## AIM:
Pull out every line containing the string "with".

## DATA IN THIS EXERCISE:

____________

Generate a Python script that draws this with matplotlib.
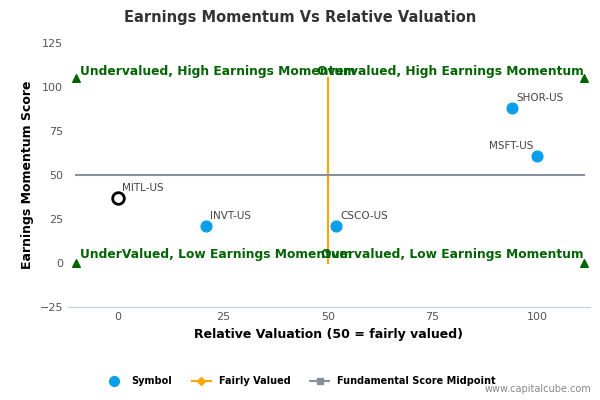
import matplotlib.pyplot as plt
from matplotlib.lines import Line2D

names = ["MITL-US", "INVT-US", "CSCO-US", "SHOR-US", "MSFT-US"]
rel_val = [0, 21, 52, 94, 100]
momentum = [37, 21, 21, 88, 61]
tri_x = [-10, 111, -10, 111]
tri_y = [105, 105, 0, 0]

fig = plt.figure(figsize=(6, 4), dpi=100)
ax = fig.add_axes([0.113, 0.232, 0.87, 0.66])

ax.plot([50, 50], [0, 105], color="#FFA500", lw=1.5, zorder=2)
ax.plot([-10, 111], [50, 50], color="#8A8F9C", lw=1.5, zorder=2)
ax.scatter(tri_x, tri_y, marker="^", color="#006400", s=30, zorder=3)

for n, x, y in zip(names, rel_val, momentum):
    if n == "MITL-US":
        ax.scatter(x, y, s=70, facecolor="white", edgecolor="black", lw=2, zorder=4)
    else:
        ax.scatter(x, y, s=60, color="#0B9FEB", zorder=4)
    ha = "right" if n == "MSFT-US" else "left"
    dx = -1 if n == "MSFT-US" else 1
    ax.text(x + dx, y + 3, n, fontsize=7.5, color="#444444", ha=ha, va="bottom")

g = dict(color="#006400", fontsize=8.8, fontweight="bold", va="center")
ax.text(-9, 109, "Undervalued, High Earnings Momentum", ha="left", **g)
ax.text(111, 109, "Overvalued, High Earnings Momentum", ha="right", **g)
ax.text(-9, 5, "UnderValued, Low Earnings Momentum", ha="left", **g)
ax.text(111, 5, "Overvalued, Low Earnings Momentum", ha="right", **g)

ax.set_xlim(-12, 112.5)
ax.set_ylim(-25, 125)
ax.set_xticks([0, 25, 50, 75, 100])
ax.set_yticks([-25, 0, 25, 50, 75, 100, 125])
ax.tick_params(labelsize=8, colors="#555555", length=0)
for s in ["top", "right", "left"]:
    ax.spines[s].set_visible(False)
ax.spines["bottom"].set_color("#C0D0E0")
ax.set_xlabel("Relative Valuation (50 = fairly valued)", fontsize=9, fontweight="bold")
ax.set_ylabel("Earnings Momentum Score", fontsize=9, fontweight="bold")
fig.suptitle("Earnings Momentum Vs Relative Valuation", x=0.5, y=0.975, fontsize=10.5,
             fontweight="bold", color="#333333")

handles = [
    Line2D([], [], marker="o", color="#0B9FEB", ls="none", ms=7),
    Line2D([], [], marker="D", color="#FFA500", ms=4, lw=1.5),
    Line2D([], [], marker="s", color="#8A8F9C", ms=5, lw=1.5),
]
fig.legend(handles, ["Symbol", "Fairly Valued", "Fundamental Score Midpoint"],
           loc="center", bbox_to_anchor=(0.5, 0.047), ncol=3, frameon=False,
           prop={"size": 7, "weight": "bold"})
fig.text(0.985, 0.02, "www.capitalcube.com", ha="right", fontsize=7, color="#888888")

fig.savefig("out.png")
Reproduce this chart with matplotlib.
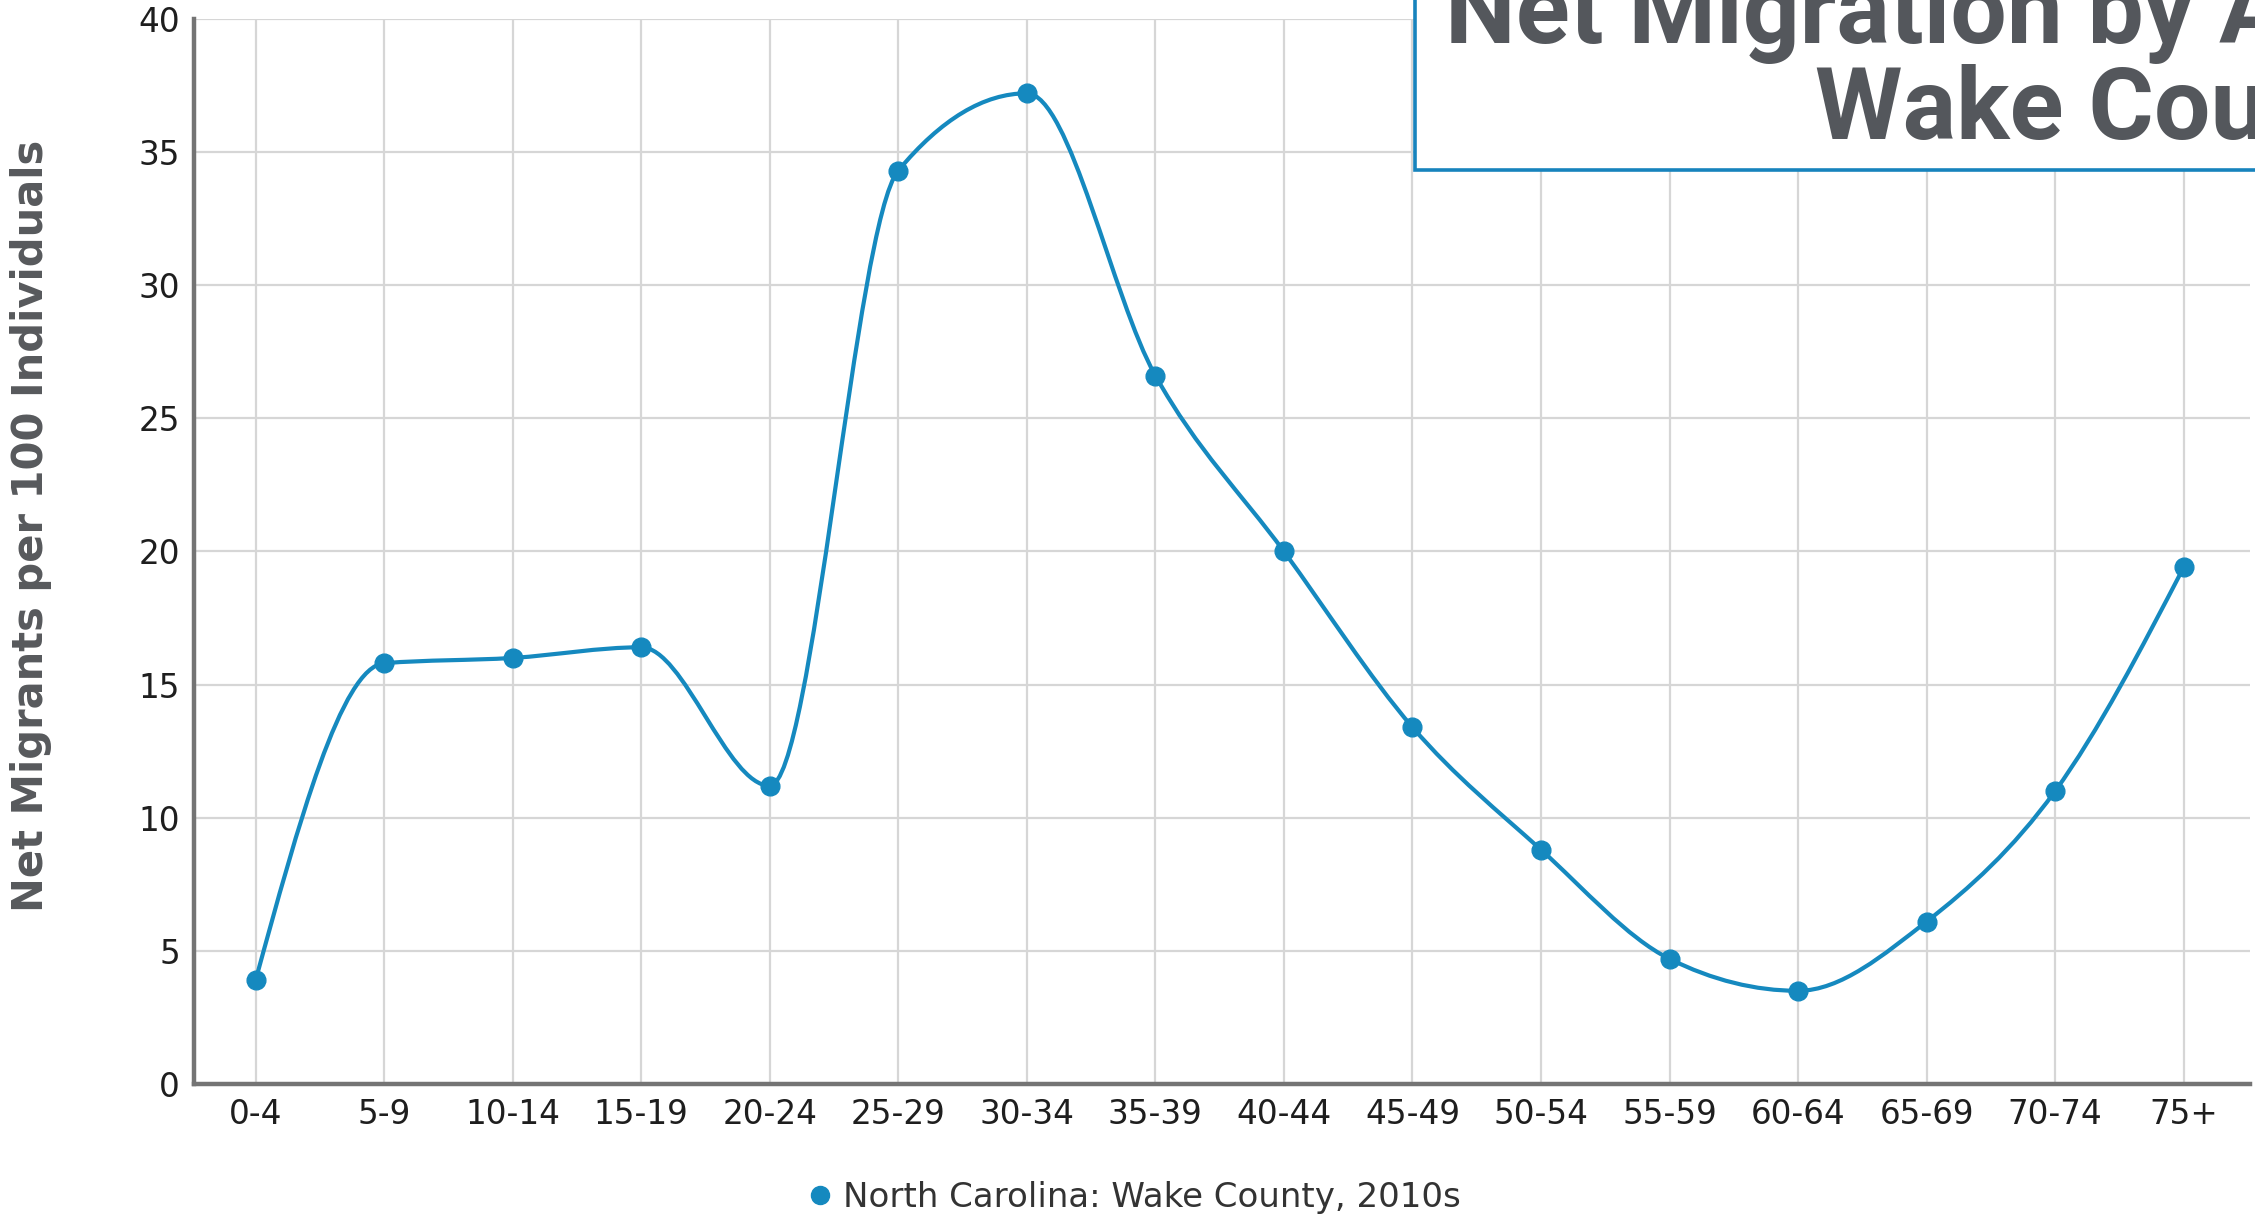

____________

## RESULT:
Generate a Python script that draws this with matplotlib.
Reproduce this chart with matplotlib.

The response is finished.